**GIVEN PROBLEM**
Copy out each line that has "chart" in it.

## START INFORMATION SHOWN

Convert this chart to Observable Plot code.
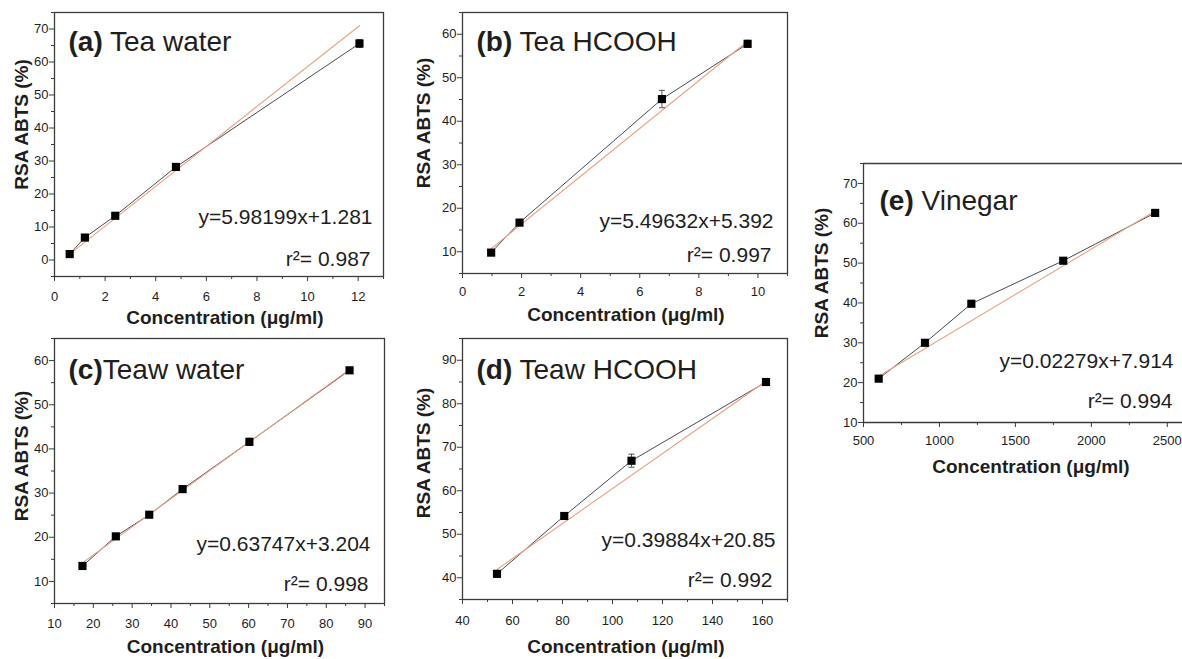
<!DOCTYPE html>
<html>
<head>
<meta charset="utf-8">
<script src="https://cdn.jsdelivr.net/npm/d3@7"></script>
<script src="https://cdn.jsdelivr.net/npm/@observablehq/plot@0.6"></script>
<style>
  html, body { margin: 0; padding: 0; background: #fff; overflow: hidden; }
  #root { position: relative; width: 1182px; height: 659px; overflow: hidden; background: #fff; }
  .panel { position: absolute; }
  .panel svg { overflow: visible; max-width: none !important; display: block; }
</style>
</head>
<body>
<div id="root"></div>
<script>
// ---------- data ----------
const concA = [0.6, 1.2, 2.4, 4.8, 12.05];
const rsaA  = [1.8, 6.8, 13.4, 28.2, 65.6];
const errA  = [0.4, 0.4, 0.4, 0.5, 1.2];
const fitA  = [1.8, 71.0];            // fitted line at first / last concentration

const concB = [0.97, 1.93, 6.75, 9.65];
const rsaB  = [9.8, 16.7, 45.1, 57.8];
const errB  = [0.4, 0.4, 2.0, 0.8];
const fitB  = [10.7, 58.4];

const concC = [17.2, 25.8, 34.4, 43.0, 60.2, 86.0];
const rsaC  = [13.5, 20.2, 25.1, 30.9, 41.6, 57.8];
const errC  = [0.3, 0.3, 0.3, 0.3, 0.8, 0.3];
const fitC  = [14.2, 58.0];

const concD = [53.8, 80.7, 107.6, 161.4];
const rsaD  = [40.9, 54.2, 66.9, 85.0];
const errD  = [0.4, 0.5, 1.5, 0.4];
const fitD  = [41.9, 85.2];

const concE = [600, 905, 1210, 1815, 2420];
const rsaE  = [21.0, 30.0, 39.8, 50.6, 62.6];
const errE  = [0.4, 0.5, 0.5, 0.5, 0.4];
const fitE  = [21.6, 63.1];

const panelLetters = ["(a)", "(b)", "(c)", "(d)", "(e)"];
const panelNames   = [" Tea water", " Tea HCOOH", "Teaw water", " Teaw HCOOH", " Vinegar"];
const equations    = ["y=5.98199x+1.281", "y=5.49632x+5.392", "y=0.63747x+3.204", "y=0.39884x+20.85", "y=0.02279x+7.914"];
const r2Labels     = ["r\u00B2= 0.987", "r\u00B2= 0.997", "r\u00B2= 0.998", "r\u00B2= 0.992", "r\u00B2= 0.994"];

const xTicksA = [0, 2, 4, 6, 8, 10, 12];             const xMinorA = [1, 3, 5, 7, 9, 11, 13];
const yTicksA = [0, 10, 20, 30, 40, 50, 60, 70];     const yMinorA = [-5, 5, 15, 25, 35, 45, 55, 65, 75];
const xTicksB = [0, 2, 4, 6, 8, 10];                 const xMinorB = [1, 3, 5, 7, 9, 11];
const yTicksB = [10, 20, 30, 40, 50, 60];            const yMinorB = [5, 15, 25, 35, 45, 55, 65];
const xTicksC = [10, 20, 30, 40, 50, 60, 70, 80, 90]; const xMinorC = [15, 25, 35, 45, 55, 65, 75, 85, 95];
const yTicksC = [10, 20, 30, 40, 50, 60];            const yMinorC = [5, 15, 25, 35, 45, 55, 65];
const xTicksD = [40, 60, 80, 100, 120, 140, 160];    const xMinorD = [50, 70, 90, 110, 130, 150, 170];
const yTicksD = [40, 50, 60, 70, 80, 90];            const yMinorD = [35, 45, 55, 65, 75, 85, 95];
const xTicksE = [500, 1000, 1500, 2000, 2500];       const xMinorE = [750, 1250, 1750, 2250];
const yTicksE = [10, 20, 30, 40, 50, 60, 70];        const yMinorE = [15, 25, 35, 45, 55, 65, 75];

const xTitle = "Concentration (\u03BCg/ml)";
const yTitle = "RSA ABTS (%)";

// ---------- layout ----------
const FONT = "'Liberation Sans', Arial, Helvetica, sans-serif";
const INK = "#1e1e1e";
const LINE = "#4a4a58";
const FIT = "#eaa282";
const FRAME = "#3c3c3c";

const panels = [
  {conc: concA, rsa: rsaA, err: errA, fit: fitA, xT: xTicksA, xM: xMinorA, yT: yTicksA, yM: yMinorA,
   xDom: [0, 13], yDom: [-5, 75], openRight: false,
   left: 0, top: 0, w: 400, h: 320, mL: 54, mT: 12, mR: 17, mB: 44,
   xPad: 10, titleDx: 14, titleDy: 38, eqDx: -11, eqDy: -53, r2Dx: -13, r2Dy: -11,
   yLab: [-27, -20], xLab: [6, 47]},
  {conc: concB, rsa: rsaB, err: errB, fit: fitB, xT: xTicksB, xM: xMinorB, yT: yTicksB, yM: yMinorB,
   xDom: [0, 11], yDom: [5, 65], openRight: false,
   left: 400, top: 0, w: 400, h: 320, mL: 62, mT: 12, mR: 13, mB: 47,
   xPad: 8, titleDx: 14, titleDy: 38, eqDx: -14, eqDy: -46, r2Dx: -16, r2Dy: -12,
   yLab: [-33, -20], xLab: [1, 47]},
  {conc: concC, rsa: rsaC, err: errC, fit: fitC, xT: xTicksC, xM: xMinorC, yT: yTicksC, yM: yMinorC,
   xDom: [10, 95], yDom: [5, 65], openRight: false,
   left: 0, top: 320, w: 400, h: 339, mL: 54, mT: 18, mR: 16, mB: 56,
   xPad: 10, titleDx: 14, titleDy: 40, eqDx: -14, eqDy: -53, r2Dx: -16, r2Dy: -13,
   yLab: [-27, -15], xLab: [6, 49]},
  {conc: concD, rsa: rsaD, err: errD, fit: fitD, xT: xTicksD, xM: xMinorD, yT: yTicksD, yM: yMinorD,
   xDom: [40, 170], yDom: [35, 95], openRight: false,
   left: 400, top: 320, w: 400, h: 339, mL: 62, mT: 18, mR: 13, mB: 60,
   xPad: 11, titleDx: 14, titleDy: 40, eqDx: -12, eqDy: -53, r2Dx: -15, r2Dy: -13,
   yLab: [-33, -16], xLab: [1, 53]},
  {conc: concE, rsa: rsaE, err: errE, fit: fitE, xT: xTicksE, xM: xMinorE, yT: yTicksE, yM: yMinorE,
   xDom: [500, 2600], yDom: [10, 75], openRight: true,
   left: 790, top: 150, w: 392, h: 340, mL: 73, mT: 13, mR: 0, mB: 68,
   xPad: 8, titleDx: 16, titleDy: 46, eqDx: -9, eqDy: -55, r2Dx: -10, r2Dy: -15,
   yLab: [-36, -20], xLab: [8, 50]}
];

const capSymbol = {
  draw(context, size) {
    const w = Math.sqrt(size) / 2;
    context.moveTo(-w, 0);
    context.lineTo(w, 0);
  }
};

const root = document.getElementById("root");

panels.forEach((p, i) => {
  const pts = p.conc.map((c, k) => ({x: c, y: p.rsa[k], lo: p.rsa[k] - p.err[k], hi: p.rsa[k] + p.err[k]}));
  const fitPts = [
    {x: p.conc[0], y: p.fit[0]},
    {x: p.conc[p.conc.length - 1], y: p.fit[1]}
  ];
  const caps = pts.flatMap(d => [{x: d.x, y: d.lo}, {x: d.x, y: d.hi}]);
  const fmt = d => String(d);
  const titleString = panelLetters[i] + panelNames[i];

  const border = p.openRight
    ? [Plot.ruleY([p.yDom[0], p.yDom[1]], {stroke: FRAME, strokeWidth: 1.3}),
       Plot.ruleX([p.xDom[0]], {stroke: FRAME, strokeWidth: 1.3})]
    : [Plot.frame({stroke: FRAME, strokeWidth: 1.3})];

  const chart = Plot.plot({
    width: p.w, height: p.h,
    marginLeft: p.mL, marginTop: p.mT, marginRight: p.mR, marginBottom: p.mB,
    x: {domain: p.xDom},
    y: {domain: p.yDom},
    style: {fontFamily: FONT, fontSize: "13px", color: INK, background: "transparent"},
    marks: [
      Plot.axisX(p.xT, {tickSize: 5, tickPadding: p.xPad, tickFormat: fmt, label: null, stroke: FRAME, fill: INK}),
      Plot.axisX(p.xM, {tickSize: 3, text: null, label: null, stroke: FRAME}),
      Plot.axisY(p.yT, {tickSize: 5, tickPadding: 1, tickFormat: fmt, label: null, stroke: FRAME, fill: INK}),
      Plot.axisY(p.yM, {tickSize: 3, text: null, label: null, stroke: FRAME}),
      Plot.line(pts, {x: "x", y: "y", stroke: LINE, strokeWidth: 1}),
      Plot.line(fitPts, {x: "x", y: "y", stroke: FIT, strokeWidth: 1.1}),
      Plot.ruleX(pts, {x: "x", y1: "lo", y2: "hi", stroke: "#555", strokeWidth: 1}),
      Plot.dot(caps, {x: "x", y: "y", symbol: capSymbol, r: 3.4, stroke: "#555", strokeWidth: 1, fill: "none"}),
      Plot.dot(pts, {x: "x", y: "y", symbol: "square", r: 4.6, fill: "#000", stroke: "none"}),
      ...border,
      Plot.text([titleString], {text: d => d, frameAnchor: "top-left", dx: p.titleDx, dy: p.titleDy,
        textAnchor: "start", lineAnchor: "bottom", fontSize: 28, fill: INK}),
      Plot.text([equations[i]], {text: d => d, frameAnchor: "bottom-right", dx: p.eqDx, dy: p.eqDy,
        textAnchor: "end", lineAnchor: "bottom", fontSize: 21, fill: INK}),
      Plot.text([r2Labels[i]], {text: d => d, frameAnchor: "bottom-right", dx: p.r2Dx, dy: p.r2Dy,
        textAnchor: "end", lineAnchor: "bottom", fontSize: 21, fill: INK}),
      Plot.text([xTitle], {text: d => d, frameAnchor: "bottom", dx: p.xLab[0], dy: p.xLab[1],
        textAnchor: "middle", lineAnchor: "bottom", fontSize: 19, fontWeight: "bold", fill: INK}),
      Plot.text([yTitle], {text: d => d, frameAnchor: "left", dx: p.yLab[0], dy: p.yLab[1], rotate: -90,
        textAnchor: "middle", lineAnchor: "bottom", fontSize: 19, fontWeight: "bold", fill: INK})
    ]
  });

  const svg = d3.select(chart);
  // tick label size
  svg.selectAll("g[aria-label$='tick label']").attr("font-size", 13)
     .selectAll("text").attr("font-size", 13);
  // panel title: bold letter + regular name as tspans of the same text element
  svg.selectAll("text").filter(function() { return this.textContent === titleString; }).each(function() {
    const t = d3.select(this);
    t.selectAll("*").remove();
    t.text(null);
    t.attr("xml:space", "preserve").style("white-space", "pre");
    t.append("tspan").attr("font-weight", "bold").text(panelLetters[i]);
    t.append("tspan").attr("font-weight", "normal").text(panelNames[i]);
  });

  const div = document.createElement("div");
  div.className = "panel";
  div.style.left = p.left + "px";
  div.style.top = p.top + "px";
  div.style.width = p.w + "px";
  div.style.height = p.h + "px";
  div.appendChild(chart);
  root.appendChild(div);
});
</script>
</body>
</html>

## END INFORMATION SHOWN

**RESULT BELOW**
Convert this chart to Observable Plot code.
  const chart = Plot.plot({
  const svg = d3.select(chart);
  div.appendChild(chart);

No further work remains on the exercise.